By way of contrast, 1973’s Diana & Marvin – actually recoded before Let’s Get It On – was a throwback to his 1960s duets with Mary Wells, Kim Weston and Tammi Terrell. Despite having vowed never to take another singing partner after Terrell’s death, he was flattered and cajoled into the collaboration with Diana Ross, but its recording was a joyless experience. Gaye believed that he sang better when he relaxed by smoking a joint in the studio, and the sessions hit the wall when his duetting partner threw a tantrum in protest. According to Motown’s chief engineer Russ Terrana, when Berry Gordy intervened and told Gaye that Ross couldn’t be in the studio with him if he was smoking because she was pregnant, he responded by saying, “Then I can’t sing.”
The only solution was for them to record separately. “There was not a single moment when they actually sang together”, according to Terrana, who was tasked with splicing their voices together. Gaye’s best moment on the record come in a storming version of Wilson Pickett’s “Don’t Knock My Love”, which Ross apparently hated. But the inclusion of covers of two Stylistics hits illustrated how Motown, having abandoned Detroit for Los Angeles, was no longer leading but was now following. At least Gaye was honest enough subsequently to admit that his behaviour towards Ross had been less than gallant. “We were like two spoiled kids going after the same cookie,” he confessed.
On 1976’s I Want You he reprised the eroticism of Let’s Get it On and a case can be made that its quiet storm of mellow dynamics, orgasmic melodies and rhythmic complexity elevates bedroom funk to an even greater climax. Although the songs were mostly written by producer Leon Ware, Gaye took ownership and turned them into a gorgeous, simmering symphony of hormonal desire for the new nubile teenage love in his life. It was the yin to the yang of 1978’s Here, My Dear which picked at the scabs of his failed marriage to Anna Gordy on a set imbued with a cathartic intensity and a musical sophistication that was criminally under-appreciated at the time.
By the time of 1981’s In Our Lifetime, Gaye’s life had descended into chaos. He’d lost much of his audience, was heavily mired in addiction, deep in debt to the IRS and his second marriage had hit the rocks. After attempting suicide by ingesting an entire ounce of cocaine (“I just wanted to be left alone and blow my brains on high-octane toot. It would be a slow but relatively pleasant death, certainly less messy than a gun”), he junked an album titled Love Man – a tired attempt to repeat the formula of Let’s Get It On/I Want You for which Motown had already printed 450,000 copies of the sleeve – and fled to London, where he refashioned the material while getting out of his gourd on freebase.

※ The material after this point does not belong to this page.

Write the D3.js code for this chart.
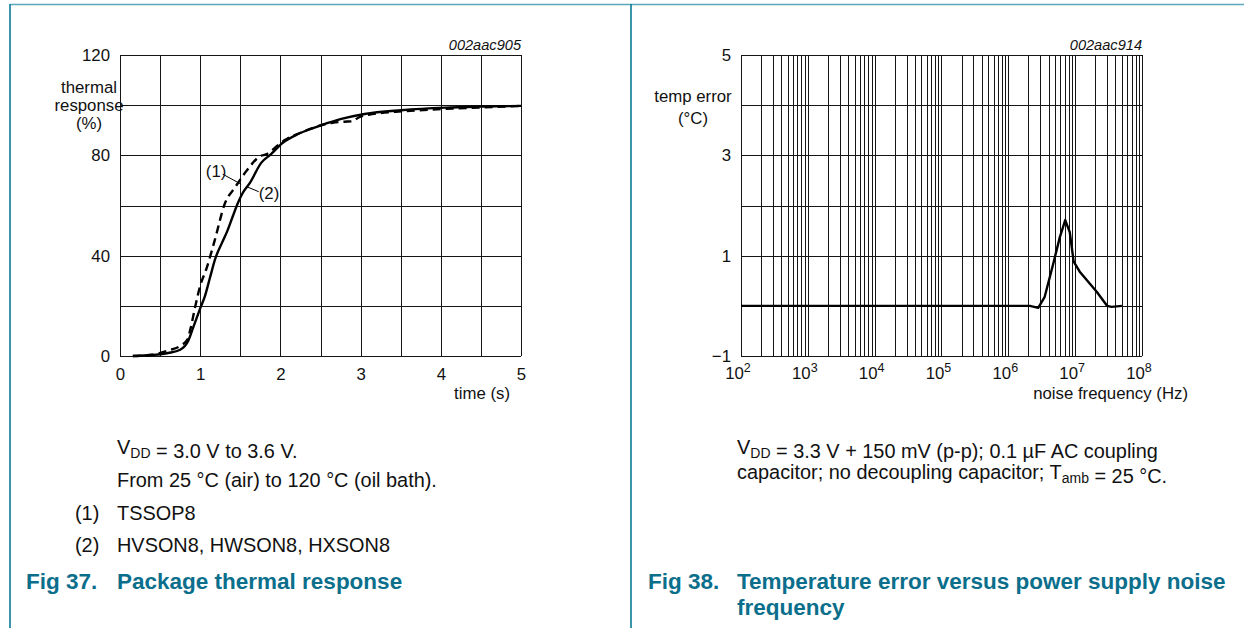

His ambition was twofold: to reconnect with the mainstream and to record something more substantial than another bump-and-grind set, which joined “songs from wisdom and songs from Satan” with “songs from lust”, as he put it on “Life Is for Learning”, one of the album’s better tracks. Sadly his problems were too crushing for him to succeed. Gaye’s biographer David Ritz described the album as the sound of “a man at personal war with himself” and as such it has an undeniable pathological fascination. But as a portrait of an artist in mental turmoil and desperately trying to keep up with the likes of Michael Jackson, there’s no denying that it was a sad end to a 20-year Motown career which had taken him to the rarest heights.